> [Task]:
Write out every line of the material as it stands, apart from the pictures.

> [Data extract]:
--

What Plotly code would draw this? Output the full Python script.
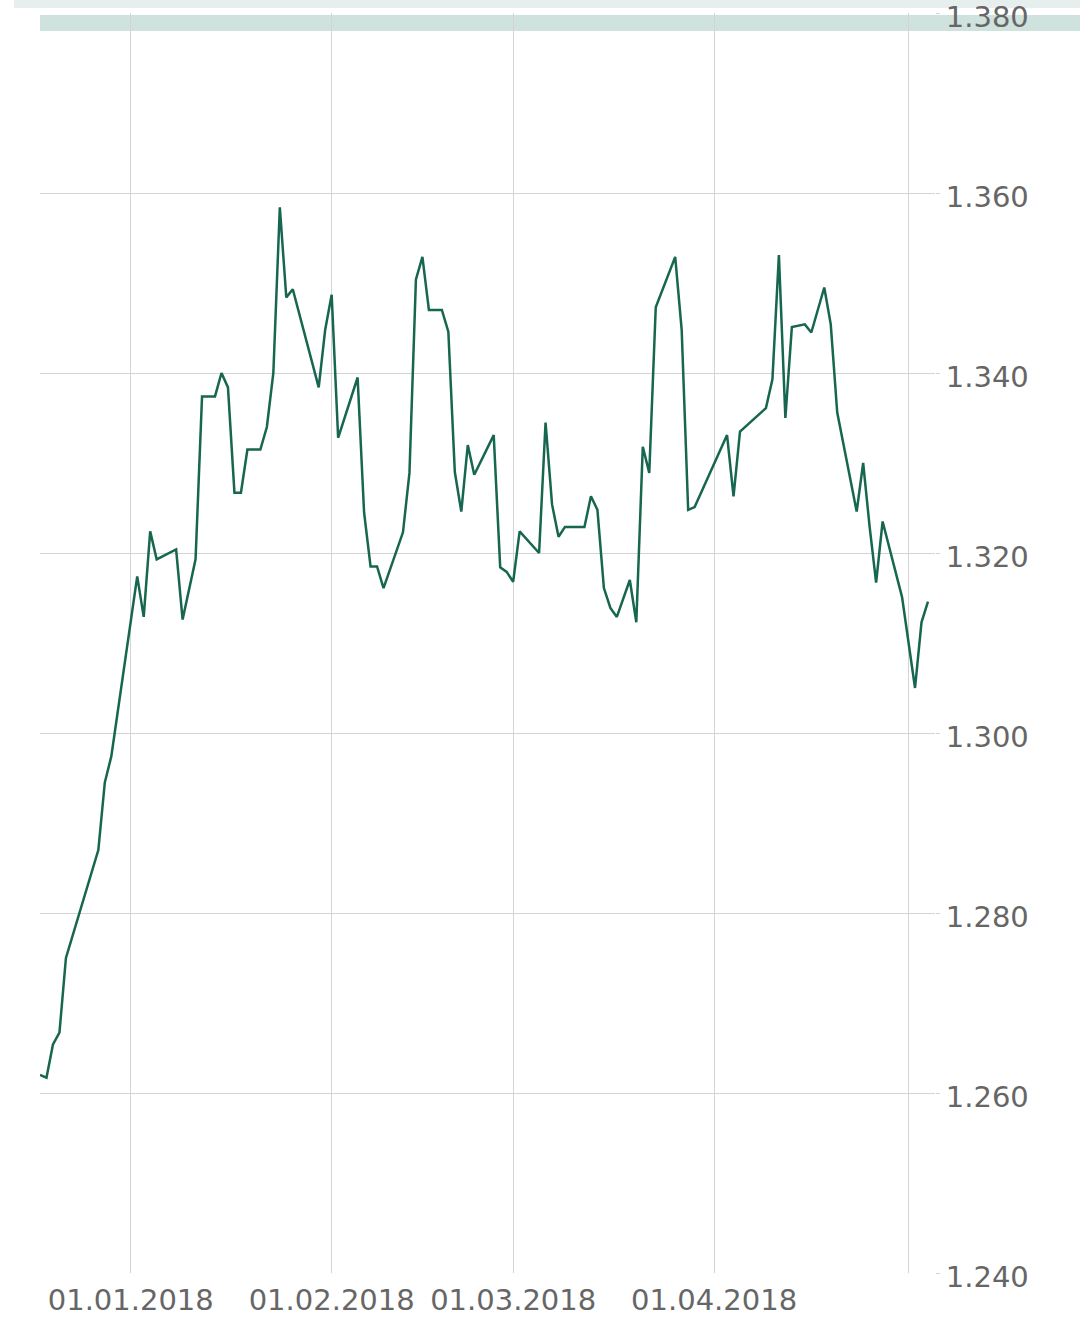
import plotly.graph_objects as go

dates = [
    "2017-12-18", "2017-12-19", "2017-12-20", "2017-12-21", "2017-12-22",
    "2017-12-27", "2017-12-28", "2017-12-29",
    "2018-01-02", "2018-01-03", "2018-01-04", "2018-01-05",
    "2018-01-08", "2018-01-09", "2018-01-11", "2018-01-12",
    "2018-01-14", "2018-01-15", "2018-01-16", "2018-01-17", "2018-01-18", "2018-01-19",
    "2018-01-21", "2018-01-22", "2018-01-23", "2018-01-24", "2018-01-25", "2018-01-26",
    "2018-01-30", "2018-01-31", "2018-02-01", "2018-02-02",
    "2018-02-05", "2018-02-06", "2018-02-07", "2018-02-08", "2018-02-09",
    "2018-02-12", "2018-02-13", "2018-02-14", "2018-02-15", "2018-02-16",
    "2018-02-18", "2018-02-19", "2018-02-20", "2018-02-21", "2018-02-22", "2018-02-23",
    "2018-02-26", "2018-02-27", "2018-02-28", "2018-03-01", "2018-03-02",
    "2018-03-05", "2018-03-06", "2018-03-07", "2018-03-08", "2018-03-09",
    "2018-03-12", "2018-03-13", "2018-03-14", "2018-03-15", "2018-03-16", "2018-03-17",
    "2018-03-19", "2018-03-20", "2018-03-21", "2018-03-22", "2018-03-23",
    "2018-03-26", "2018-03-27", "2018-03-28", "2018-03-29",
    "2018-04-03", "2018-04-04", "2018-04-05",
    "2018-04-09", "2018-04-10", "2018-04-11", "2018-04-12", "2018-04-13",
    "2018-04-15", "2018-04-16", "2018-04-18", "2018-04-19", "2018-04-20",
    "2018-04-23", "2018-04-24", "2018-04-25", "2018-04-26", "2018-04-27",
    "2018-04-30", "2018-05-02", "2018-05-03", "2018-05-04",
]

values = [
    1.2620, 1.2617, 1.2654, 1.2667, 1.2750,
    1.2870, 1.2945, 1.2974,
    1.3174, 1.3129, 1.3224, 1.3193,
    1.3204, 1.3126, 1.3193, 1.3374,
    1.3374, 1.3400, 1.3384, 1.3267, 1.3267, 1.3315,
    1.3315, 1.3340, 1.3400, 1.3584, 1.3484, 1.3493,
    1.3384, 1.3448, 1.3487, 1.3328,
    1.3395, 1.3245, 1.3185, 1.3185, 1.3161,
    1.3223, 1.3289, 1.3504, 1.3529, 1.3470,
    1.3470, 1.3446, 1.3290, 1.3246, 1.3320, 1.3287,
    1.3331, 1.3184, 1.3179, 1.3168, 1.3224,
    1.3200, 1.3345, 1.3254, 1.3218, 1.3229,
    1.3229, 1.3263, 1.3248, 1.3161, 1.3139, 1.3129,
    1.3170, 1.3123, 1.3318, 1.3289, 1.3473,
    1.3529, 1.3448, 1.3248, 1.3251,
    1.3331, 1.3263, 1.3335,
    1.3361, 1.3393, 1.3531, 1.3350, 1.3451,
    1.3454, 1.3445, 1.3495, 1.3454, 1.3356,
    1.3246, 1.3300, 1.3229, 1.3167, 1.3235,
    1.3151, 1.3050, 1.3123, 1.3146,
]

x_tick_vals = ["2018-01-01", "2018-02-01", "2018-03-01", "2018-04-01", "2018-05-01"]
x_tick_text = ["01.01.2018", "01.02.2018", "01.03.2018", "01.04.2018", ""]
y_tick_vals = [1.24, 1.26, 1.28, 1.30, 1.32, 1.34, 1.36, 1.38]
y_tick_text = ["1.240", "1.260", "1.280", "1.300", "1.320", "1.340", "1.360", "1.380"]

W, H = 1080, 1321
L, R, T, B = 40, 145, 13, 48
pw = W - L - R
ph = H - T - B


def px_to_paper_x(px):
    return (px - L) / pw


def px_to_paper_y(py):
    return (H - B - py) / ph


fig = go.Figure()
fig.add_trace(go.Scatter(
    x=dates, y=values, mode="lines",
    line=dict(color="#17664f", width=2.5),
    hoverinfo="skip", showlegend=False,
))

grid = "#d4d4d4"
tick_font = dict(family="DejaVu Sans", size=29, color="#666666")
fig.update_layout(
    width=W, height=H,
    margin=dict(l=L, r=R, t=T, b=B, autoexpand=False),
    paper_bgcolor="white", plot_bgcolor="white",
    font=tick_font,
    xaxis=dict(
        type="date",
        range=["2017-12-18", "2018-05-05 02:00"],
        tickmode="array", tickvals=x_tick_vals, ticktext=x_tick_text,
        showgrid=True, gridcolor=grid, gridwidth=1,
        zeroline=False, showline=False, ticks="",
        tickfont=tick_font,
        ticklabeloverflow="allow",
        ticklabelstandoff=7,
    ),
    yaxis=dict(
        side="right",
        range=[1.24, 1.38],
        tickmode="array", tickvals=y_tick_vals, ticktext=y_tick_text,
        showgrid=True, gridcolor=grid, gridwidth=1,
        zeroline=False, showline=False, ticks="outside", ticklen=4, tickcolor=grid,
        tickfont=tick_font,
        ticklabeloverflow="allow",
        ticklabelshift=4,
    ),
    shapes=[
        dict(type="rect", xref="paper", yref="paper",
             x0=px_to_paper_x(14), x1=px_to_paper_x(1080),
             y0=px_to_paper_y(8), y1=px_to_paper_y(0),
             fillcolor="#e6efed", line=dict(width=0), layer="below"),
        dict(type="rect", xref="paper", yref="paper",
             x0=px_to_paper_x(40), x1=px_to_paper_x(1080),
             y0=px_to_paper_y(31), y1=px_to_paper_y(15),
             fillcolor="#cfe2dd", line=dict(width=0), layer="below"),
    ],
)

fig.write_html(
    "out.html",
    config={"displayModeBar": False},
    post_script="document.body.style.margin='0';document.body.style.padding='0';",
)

--

> [Reply]:
What Plotly code would draw this? Output the full Python script.
import plotly.graph_objects as go

dates = [
    "2017-12-18", "2017-12-19", "2017-12-20", "2017-12-21", "2017-12-22",
    "2017-12-27", "2017-12-28", "2017-12-29",
    "2018-01-02", "2018-01-03", "2018-01-04", "2018-01-05",
    "2018-01-08", "2018-01-09", "2018-01-11", "2018-01-12",
    "2018-01-14", "2018-01-15", "2018-01-16", "2018-01-17", "2018-01-18", "2018-01-19",
    "2018-01-21", "2018-01-22", "2018-01-23", "2018-01-24", "2018-01-25", "2018-01-26",
    "2018-01-30", "2018-01-31", "2018-02-01", "2018-02-02",
    "2018-02-05", "2018-02-06", "2018-02-07", "2018-02-08", "2018-02-09",
    "2018-02-12", "2018-02-13", "2018-02-14", "2018-02-15", "2018-02-16",
    "2018-02-18", "2018-02-19", "2018-02-20", "2018-02-21", "2018-02-22", "2018-02-23",
    "2018-02-26", "2018-02-27", "2018-02-28", "2018-03-01", "2018-03-02",
    "2018-03-05", "2018-03-06", "2018-03-07", "2018-03-08", "2018-03-09",
    "2018-03-12", "2018-03-13", "2018-03-14", "2018-03-15", "2018-03-16", "2018-03-17",
    "2018-03-19", "2018-03-20", "2018-03-21", "2018-03-22", "2018-03-23",
    "2018-03-26", "2018-03-27", "2018-03-28", "2018-03-29",
    "2018-04-03", "2018-04-04", "2018-04-05",
    "2018-04-09", "2018-04-10", "2018-04-11", "2018-04-12", "2018-04-13",
    "2018-04-15", "2018-04-16", "2018-04-18", "2018-04-19", "2018-04-20",
    "2018-04-23", "2018-04-24", "2018-04-25", "2018-04-26", "2018-04-27",
    "2018-04-30", "2018-05-02", "2018-05-03", "2018-05-04",
]

values = [
    1.2620, 1.2617, 1.2654, 1.2667, 1.2750,
    1.2870, 1.2945, 1.2974,
    1.3174, 1.3129, 1.3224, 1.3193,
    1.3204, 1.3126, 1.3193, 1.3374,
    1.3374, 1.3400, 1.3384, 1.3267, 1.3267, 1.3315,
    1.3315, 1.3340, 1.3400, 1.3584, 1.3484, 1.3493,
    1.3384, 1.3448, 1.3487, 1.3328,
    1.3395, 1.3245, 1.3185, 1.3185, 1.3161,
    1.3223, 1.3289, 1.3504, 1.3529, 1.3470,
    1.3470, 1.3446, 1.3290, 1.3246, 1.3320, 1.3287,
    1.3331, 1.3184, 1.3179, 1.3168, 1.3224,
    1.3200, 1.3345, 1.3254, 1.3218, 1.3229,
    1.3229, 1.3263, 1.3248, 1.3161, 1.3139, 1.3129,
    1.3170, 1.3123, 1.3318, 1.3289, 1.3473,
    1.3529, 1.3448, 1.3248, 1.3251,
    1.3331, 1.3263, 1.3335,
    1.3361, 1.3393, 1.3531, 1.3350, 1.3451,
    1.3454, 1.3445, 1.3495, 1.3454, 1.3356,
    1.3246, 1.3300, 1.3229, 1.3167, 1.3235,
    1.3151, 1.3050, 1.3123, 1.3146,
]

x_tick_vals = ["2018-01-01", "2018-02-01", "2018-03-01", "2018-04-01", "2018-05-01"]
x_tick_text = ["01.01.2018", "01.02.2018", "01.03.2018", "01.04.2018", ""]
y_tick_vals = [1.24, 1.26, 1.28, 1.30, 1.32, 1.34, 1.36, 1.38]
y_tick_text = ["1.240", "1.260", "1.280", "1.300", "1.320", "1.340", "1.360", "1.380"]

W, H = 1080, 1321
L, R, T, B = 40, 145, 13, 48
pw = W - L - R
ph = H - T - B


def px_to_paper_x(px):
    return (px - L) / pw


def px_to_paper_y(py):
    return (H - B - py) / ph


fig = go.Figure()
fig.add_trace(go.Scatter(
    x=dates, y=values, mode="lines",
    line=dict(color="#17664f", width=2.5),
    hoverinfo="skip", showlegend=False,
))

grid = "#d4d4d4"
tick_font = dict(family="DejaVu Sans", size=29, color="#666666")
fig.update_layout(
    width=W, height=H,
    margin=dict(l=L, r=R, t=T, b=B, autoexpand=False),
    paper_bgcolor="white", plot_bgcolor="white",
    font=tick_font,
    xaxis=dict(
        type="date",
        range=["2017-12-18", "2018-05-05 02:00"],
        tickmode="array", tickvals=x_tick_vals, ticktext=x_tick_text,
        showgrid=True, gridcolor=grid, gridwidth=1,
        zeroline=False, showline=False, ticks="",
        tickfont=tick_font,
        ticklabeloverflow="allow",
        ticklabelstandoff=7,
    ),
    yaxis=dict(
        side="right",
        range=[1.24, 1.38],
        tickmode="array", tickvals=y_tick_vals, ticktext=y_tick_text,
        showgrid=True, gridcolor=grid, gridwidth=1,
        zeroline=False, showline=False, ticks="outside", ticklen=4, tickcolor=grid,
        tickfont=tick_font,
        ticklabeloverflow="allow",
        ticklabelshift=4,
    ),
    shapes=[
        dict(type="rect", xref="paper", yref="paper",
             x0=px_to_paper_x(14), x1=px_to_paper_x(1080),
             y0=px_to_paper_y(8), y1=px_to_paper_y(0),
             fillcolor="#e6efed", line=dict(width=0), layer="below"),
        dict(type="rect", xref="paper", yref="paper",
             x0=px_to_paper_x(40), x1=px_to_paper_x(1080),
             y0=px_to_paper_y(31), y1=px_to_paper_y(15),
             fillcolor="#cfe2dd", line=dict(width=0), layer="below"),
    ],
)

fig.write_html(
    "out.html",
    config={"displayModeBar": False},
    post_script="document.body.style.margin='0';document.body.style.padding='0';",
)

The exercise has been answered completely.